The carpet had to go, and a new one came in its place. That made the walls look dirty, and another requisition for 10 cents worth of paint and some rolls of wall paper, with a man to put them up, was made. An inspector came, looked at the walls, looked at the carpet and was then taken in the closet and given a drink from the cooler. That settled it. The observation through the bottom of the glass of ice water turned the scale, and the recommendation was favorable.
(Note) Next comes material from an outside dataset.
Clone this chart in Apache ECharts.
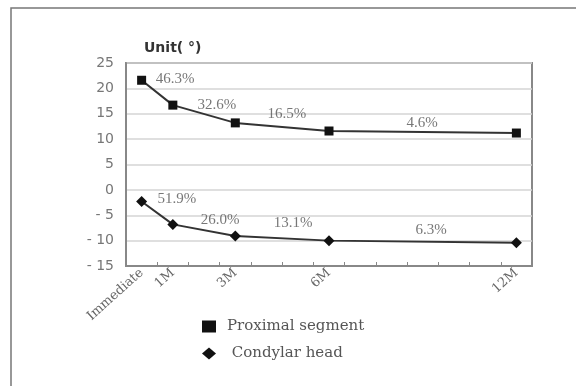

Tuesday the painters came and touched up the ceiling. Then they began on the woodwork and now all is linseed oil in the office, smothering the smell of the cigars brought in by customers who have fell designs on the welfare of the deputies. Some new and handsome wall paper is going up, and the deputes are fleeing from the place and working anywhere, writing letters against the wall and finding every minute of the day that their most important letters and papers are still in the desks over which the painters and the paper hangers are working.
But it cannot last forever, and then the joy of it when it is done! The deputies expect to have a coming-out party at that festive period. Meanwhile, they are casting glances of scorn at the rooms downstairs. These are being whitewashed or something, but they are not to be compared with the scene of splendor in the upper story. Nothing can be compared with that. It is like the whiskers of a Populist. Incomparable.
Editor's Notes: Alert reader Nick P. identified the "United States building" as the Custom House formerly located at 129-131-133 South Main Street, the west corner of the intersection with Customs Avenue (which no longer exists). The Custom House was built around 1817, and the Internal Revenue Service occupied the second floor in 1887. The site is now occupied by the eleven-story building that houses Hemenway's Restaurant and the Brown University School of Public Health.
"whiskers of a Populist" may refer specifically to the impressive facial shrubbery of William A. Peffer, a Populist politician from Kansas who served in the U.S. Senate from 1891-'97.